→ **Exercise instructions**
Would you repeat the listing exactly but omit every picture?

+---+

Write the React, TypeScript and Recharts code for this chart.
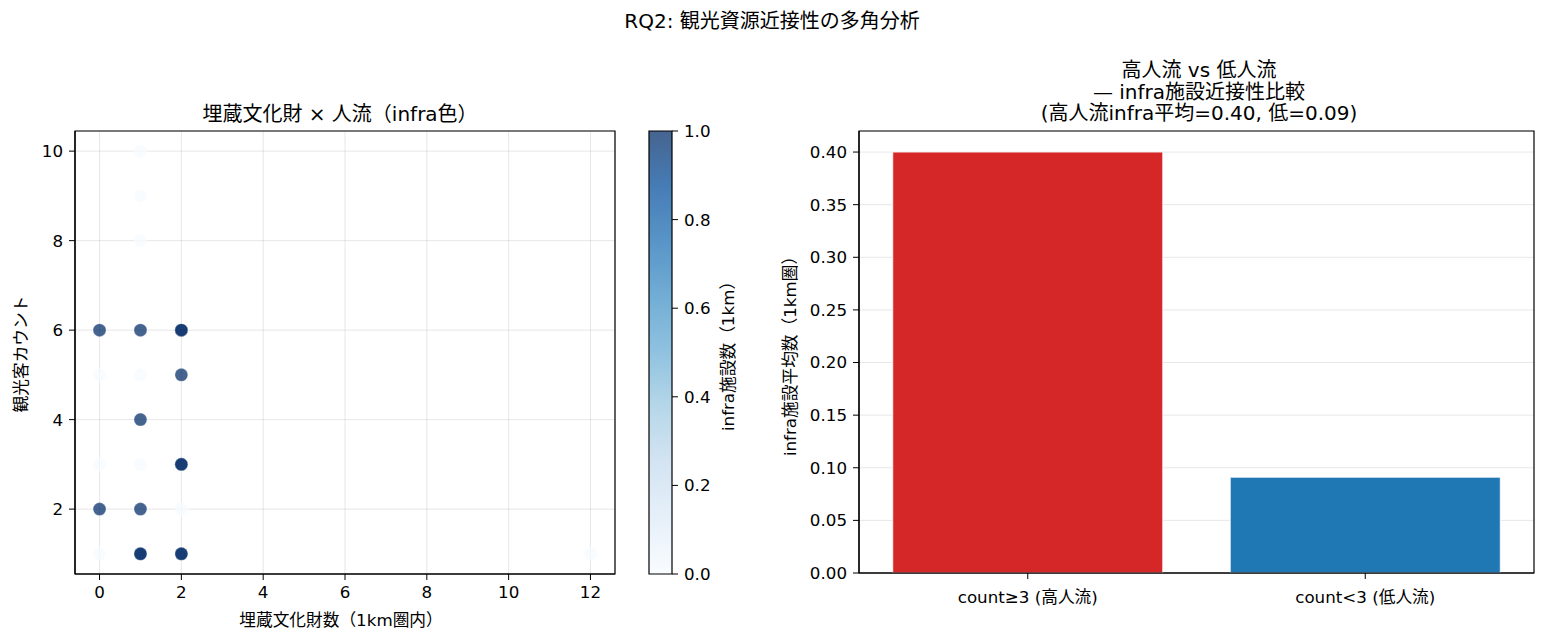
import React from "react";
import { ScatterChart, Scatter, XAxis, YAxis, CartesianGrid, BarChart, Bar, Cell, ReferenceArea } from "recharts";

// scatter: 埋蔵文化財数 (x), 観光客カウント (y), infra施設数 (colour)
const heritageCounts = [1, 1, 1, 0, 1, 0, 1, 2, 0, 12, 0, 1, 2, 2, 2, 1, 2, 2, 0, 1, 1, 1, 2, 2];
const visitorCounts = [10, 9, 8, 5, 5, 3, 3, 2, 1, 1, 6, 6, 6, 6, 5, 4, 3, 3, 2, 2, 1, 1, 1, 1];
const infraCounts = [0, 0, 0, 0, 0, 0, 0, 0, 0, 0, 1, 1, 1, 1, 1, 1, 1, 1, 1, 1, 1, 1, 1, 1];

const scatterXTicks = [0, 2, 4, 6, 8, 10, 12];
const scatterYTicks = [2, 4, 6, 8, 10];
const colorbarTicks = [0, 0.2, 0.4, 0.6, 0.8, 1];

// bar: infra施設平均数 by group
const groupLabels = ["count≥3 (高人流)", "count<3 (低人流)"];
const infraMeans = [0.4, 0.091];
const barYTicks = [0, 0.05, 0.1, 0.15, 0.2, 0.25, 0.3, 0.35, 0.4];

const barColors = ["#d62728", "#1f77b4"];
const BLUES = ["#f7fbff", "#deebf7", "#c6dbef", "#9ecae1", "#6baed6", "#4292c6", "#2171b5", "#08519c", "#08306b"];
const FONT = '"DejaVu Sans", "Noto Sans CJK JP", sans-serif';
const GRID = "#b0b0b0";

function blues(v: number) {
  const t = Math.max(0, Math.min(1, v)) * (BLUES.length - 1);
  const i = Math.min(Math.floor(t), BLUES.length - 2);
  const f = t - i;
  const a = BLUES[i], b = BLUES[i + 1];
  const ch = (h: string, k: number) => parseInt(h.slice(1 + 2 * k, 3 + 2 * k), 16);
  const c = [0, 1, 2].map((k) => Math.round(ch(a, k) + (ch(b, k) - ch(a, k)) * f));
  return `rgb(${c[0]},${c[1]},${c[2]})`;
}

const points = heritageCounts.map((x, i) => ({ x, y: visitorCounts[i], infra: infraCounts[i] }));
const barRows = groupLabels.map((group, i) => ({ group, mean: infraMeans[i] }));
const colorbarRows = [{ k: "cb", v: 1 }];

const tickStyle = { fill: "#000", fontSize: 16.7, fontFamily: FONT };
const axisLine = { stroke: "#000", strokeWidth: 1.2 };
const tickLine = { stroke: "#000", strokeWidth: 1 };

const renderDot = (p: any) => (
  <circle cx={p.cx} cy={p.cy} r={6.5} fill={blues(p.payload.infra)} fillOpacity={0.75} stroke="#fff" strokeOpacity={0.6} strokeWidth={0.5} />
);

function Text({ x, y, size, rotate, children }: { x: number; y: number; size: number; rotate?: boolean; children: React.ReactNode }) {
  return (
    <div
      style={{
        position: "absolute",
        left: x,
        top: y,
        transform: `translate(-50%, -50%)${rotate ? " rotate(-90deg)" : ""}`,
        fontSize: size,
        lineHeight: 1,
        whiteSpace: "nowrap",
        fontFamily: FONT,
        color: "#000",
      }}
    >
      {children}
    </div>
  );
}

export default function App() {
  return (
    <div style={{ position: "absolute", left: 0, top: 0, width: 1546, height: 643, background: "#fff", fontFamily: FONT }}>
      <Text x={772} y={21} size={20}>RQ2: 観光資源近接性の多角分析</Text>

      {/* left: scatter */}
      <div style={{ position: "absolute", left: 0, top: 0 }}>
        <ScatterChart width={640} height={643} margin={{ top: 131, right: 25, bottom: 19, left: 0 }}>
          <CartesianGrid stroke={GRID} strokeOpacity={0.3} />
          <XAxis type="number" dataKey="x" domain={[-0.6, 12.6]} ticks={scatterXTicks} allowDataOverflow height={50}
            tick={tickStyle} axisLine={axisLine} tickLine={tickLine} tickSize={6} tickMargin={6} />
          <YAxis type="number" dataKey="y" domain={[0.55, 10.45]} ticks={scatterYTicks} allowDataOverflow width={75}
            tick={tickStyle} axisLine={axisLine} tickLine={tickLine} tickSize={6} tickMargin={6} />
          <ReferenceArea x1={-0.6} x2={12.6} y1={0.55} y2={10.45} fill="none" stroke="#000" strokeWidth={1.2} ifOverflow="visible" />
          <Scatter data={points} shape={renderDot} isAnimationActive={false} />
        </ScatterChart>
      </div>
      <Text x={340} y={114} size={20}>埋蔵文化財 × 人流（infra色）</Text>
      <Text x={341} y={620} size={16.7}>埋蔵文化財数（1km圏内）</Text>
      <Text x={21} y={354} size={16.7} rotate>観光客カウント</Text>

      {/* colorbar */}
      <div style={{ position: "absolute", left: 620, top: 0 }}>
        <BarChart width={140} height={643} data={colorbarRows} margin={{ top: 131, right: 0, bottom: 69, left: 29 }} barCategoryGap={0}>
          <defs>
            <linearGradient id="cbGrad" x1="0" y1="1" x2="0" y2="0">
              {BLUES.map((c, i) => (
                <stop key={i} offset={`${(i / (BLUES.length - 1)) * 100}%`} stopColor={c} stopOpacity={0.75} />
              ))}
            </linearGradient>
          </defs>
          <XAxis dataKey="k" hide />
          <YAxis orientation="right" domain={[0, 1]} ticks={colorbarTicks} width={88} tickFormatter={(v: number) => v.toFixed(1)}
            tick={tickStyle} axisLine={false} tickLine={tickLine} tickSize={6} tickMargin={6} />
          <Bar dataKey="v" fill="url(#cbGrad)" stroke="#000" strokeWidth={1.2} isAnimationActive={false} />
        </BarChart>
      </div>
      <Text x={728} y={352} size={16.7} rotate>infra施設数（1km）</Text>

      {/* right: bars */}
      <div style={{ position: "absolute", left: 770, top: 0 }}>
        <BarChart width={776} height={643} data={barRows} margin={{ top: 131, right: 12, bottom: 30, left: 0 }} barCategoryGap="10%">
          <XAxis dataKey="group" height={40} tick={tickStyle} axisLine={axisLine} tickLine={tickLine} tickSize={6} tickMargin={12} />
          <YAxis type="number" domain={[0, 0.42]} ticks={barYTicks} allowDataOverflow width={89} tickFormatter={(v: number) => v.toFixed(2)}
            tick={tickStyle} axisLine={axisLine} tickLine={tickLine} tickSize={6} tickMargin={6} />
          <Bar dataKey="mean" stroke="#fff" strokeWidth={0.8} isAnimationActive={false}>
            {barRows.map((r, i) => (
              <Cell key={r.group} fill={barColors[i]} />
            ))}
          </Bar>
          <CartesianGrid vertical={false} stroke={GRID} strokeOpacity={0.3} />
          <ReferenceArea y1={0} y2={0.42} fill="none" stroke="#000" strokeWidth={1.2} ifOverflow="visible" />
        </BarChart>
      </div>
      <Text x={1199} y={70} size={20}>高人流 vs 低人流</Text>
      <Text x={1199} y={92} size={20}>— infra施設近接性比較</Text>
      <Text x={1199} y={113} size={20}>(高人流infra平均=0.40, 低=0.09)</Text>
      <Text x={790} y={352} size={16.7} rotate>infra施設平均数（1km圏）</Text>
    </div>
  );
}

+---+

→ **Task output**
Write the React, TypeScript and Recharts code for this chart.
import React from "react";
import { ScatterChart, Scatter, XAxis, YAxis, CartesianGrid, BarChart, Bar, Cell, ReferenceArea } from "recharts";

// scatter: 埋蔵文化財数 (x), 観光客カウント (y), infra施設数 (colour)
const heritageCounts = [1, 1, 1, 0, 1, 0, 1, 2, 0, 12, 0, 1, 2, 2, 2, 1, 2, 2, 0, 1, 1, 1, 2, 2];
const visitorCounts = [10, 9, 8, 5, 5, 3, 3, 2, 1, 1, 6, 6, 6, 6, 5, 4, 3, 3, 2, 2, 1, 1, 1, 1];
const infraCounts = [0, 0, 0, 0, 0, 0, 0, 0, 0, 0, 1, 1, 1, 1, 1, 1, 1, 1, 1, 1, 1, 1, 1, 1];

const scatterXTicks = [0, 2, 4, 6, 8, 10, 12];
const scatterYTicks = [2, 4, 6, 8, 10];
const colorbarTicks = [0, 0.2, 0.4, 0.6, 0.8, 1];

// bar: infra施設平均数 by group
const groupLabels = ["count≥3 (高人流)", "count<3 (低人流)"];
const infraMeans = [0.4, 0.091];
const barYTicks = [0, 0.05, 0.1, 0.15, 0.2, 0.25, 0.3, 0.35, 0.4];

const barColors = ["#d62728", "#1f77b4"];
const BLUES = ["#f7fbff", "#deebf7", "#c6dbef", "#9ecae1", "#6baed6", "#4292c6", "#2171b5", "#08519c", "#08306b"];
const FONT = '"DejaVu Sans", "Noto Sans CJK JP", sans-serif';
const GRID = "#b0b0b0";

function blues(v: number) {
  const t = Math.max(0, Math.min(1, v)) * (BLUES.length - 1);
  const i = Math.min(Math.floor(t), BLUES.length - 2);
  const f = t - i;
  const a = BLUES[i], b = BLUES[i + 1];
  const ch = (h: string, k: number) => parseInt(h.slice(1 + 2 * k, 3 + 2 * k), 16);
  const c = [0, 1, 2].map((k) => Math.round(ch(a, k) + (ch(b, k) - ch(a, k)) * f));
  return `rgb(${c[0]},${c[1]},${c[2]})`;
}

const points = heritageCounts.map((x, i) => ({ x, y: visitorCounts[i], infra: infraCounts[i] }));
const barRows = groupLabels.map((group, i) => ({ group, mean: infraMeans[i] }));
const colorbarRows = [{ k: "cb", v: 1 }];

const tickStyle = { fill: "#000", fontSize: 16.7, fontFamily: FONT };
const axisLine = { stroke: "#000", strokeWidth: 1.2 };
const tickLine = { stroke: "#000", strokeWidth: 1 };

const renderDot = (p: any) => (
  <circle cx={p.cx} cy={p.cy} r={6.5} fill={blues(p.payload.infra)} fillOpacity={0.75} stroke="#fff" strokeOpacity={0.6} strokeWidth={0.5} />
);

function Text({ x, y, size, rotate, children }: { x: number; y: number; size: number; rotate?: boolean; children: React.ReactNode }) {
  return (
    <div
      style={{
        position: "absolute",
        left: x,
        top: y,
        transform: `translate(-50%, -50%)${rotate ? " rotate(-90deg)" : ""}`,
        fontSize: size,
        lineHeight: 1,
        whiteSpace: "nowrap",
        fontFamily: FONT,
        color: "#000",
      }}
    >
      {children}
    </div>
  );
}

export default function App() {
  return (
    <div style={{ position: "absolute", left: 0, top: 0, width: 1546, height: 643, background: "#fff", fontFamily: FONT }}>
      <Text x={772} y={21} size={20}>RQ2: 観光資源近接性の多角分析</Text>

      {/* left: scatter */}
      <div style={{ position: "absolute", left: 0, top: 0 }}>
        <ScatterChart width={640} height={643} margin={{ top: 131, right: 25, bottom: 19, left: 0 }}>
          <CartesianGrid stroke={GRID} strokeOpacity={0.3} />
          <XAxis type="number" dataKey="x" domain={[-0.6, 12.6]} ticks={scatterXTicks} allowDataOverflow height={50}
            tick={tickStyle} axisLine={axisLine} tickLine={tickLine} tickSize={6} tickMargin={6} />
          <YAxis type="number" dataKey="y" domain={[0.55, 10.45]} ticks={scatterYTicks} allowDataOverflow width={75}
            tick={tickStyle} axisLine={axisLine} tickLine={tickLine} tickSize={6} tickMargin={6} />
          <ReferenceArea x1={-0.6} x2={12.6} y1={0.55} y2={10.45} fill="none" stroke="#000" strokeWidth={1.2} ifOverflow="visible" />
          <Scatter data={points} shape={renderDot} isAnimationActive={false} />
        </ScatterChart>
      </div>
      <Text x={340} y={114} size={20}>埋蔵文化財 × 人流（infra色）</Text>
      <Text x={341} y={620} size={16.7}>埋蔵文化財数（1km圏内）</Text>
      <Text x={21} y={354} size={16.7} rotate>観光客カウント</Text>

      {/* colorbar */}
      <div style={{ position: "absolute", left: 620, top: 0 }}>
        <BarChart width={140} height={643} data={colorbarRows} margin={{ top: 131, right: 0, bottom: 69, left: 29 }} barCategoryGap={0}>
          <defs>
            <linearGradient id="cbGrad" x1="0" y1="1" x2="0" y2="0">
              {BLUES.map((c, i) => (
                <stop key={i} offset={`${(i / (BLUES.length - 1)) * 100}%`} stopColor={c} stopOpacity={0.75} />
              ))}
            </linearGradient>
          </defs>
          <XAxis dataKey="k" hide />
          <YAxis orientation="right" domain={[0, 1]} ticks={colorbarTicks} width={88} tickFormatter={(v: number) => v.toFixed(1)}
            tick={tickStyle} axisLine={false} tickLine={tickLine} tickSize={6} tickMargin={6} />
          <Bar dataKey="v" fill="url(#cbGrad)" stroke="#000" strokeWidth={1.2} isAnimationActive={false} />
        </BarChart>
      </div>
      <Text x={728} y={352} size={16.7} rotate>infra施設数（1km）</Text>

      {/* right: bars */}
      <div style={{ position: "absolute", left: 770, top: 0 }}>
        <BarChart width={776} height={643} data={barRows} margin={{ top: 131, right: 12, bottom: 30, left: 0 }} barCategoryGap="10%">
          <XAxis dataKey="group" height={40} tick={tickStyle} axisLine={axisLine} tickLine={tickLine} tickSize={6} tickMargin={12} />
          <YAxis type="number" domain={[0, 0.42]} ticks={barYTicks} allowDataOverflow width={89} tickFormatter={(v: number) => v.toFixed(2)}
            tick={tickStyle} axisLine={axisLine} tickLine={tickLine} tickSize={6} tickMargin={6} />
          <Bar dataKey="mean" stroke="#fff" strokeWidth={0.8} isAnimationActive={false}>
            {barRows.map((r, i) => (
              <Cell key={r.group} fill={barColors[i]} />
            ))}
          </Bar>
          <CartesianGrid vertical={false} stroke={GRID} strokeOpacity={0.3} />
          <ReferenceArea y1={0} y2={0.42} fill="none" stroke="#000" strokeWidth={1.2} ifOverflow="visible" />
        </BarChart>
      </div>
      <Text x={1199} y={70} size={20}>高人流 vs 低人流</Text>
      <Text x={1199} y={92} size={20}>— infra施設近接性比較</Text>
      <Text x={1199} y={113} size={20}>(高人流infra平均=0.40, 低=0.09)</Text>
      <Text x={790} y={352} size={16.7} rotate>infra施設平均数（1km圏）</Text>
    </div>
  );
}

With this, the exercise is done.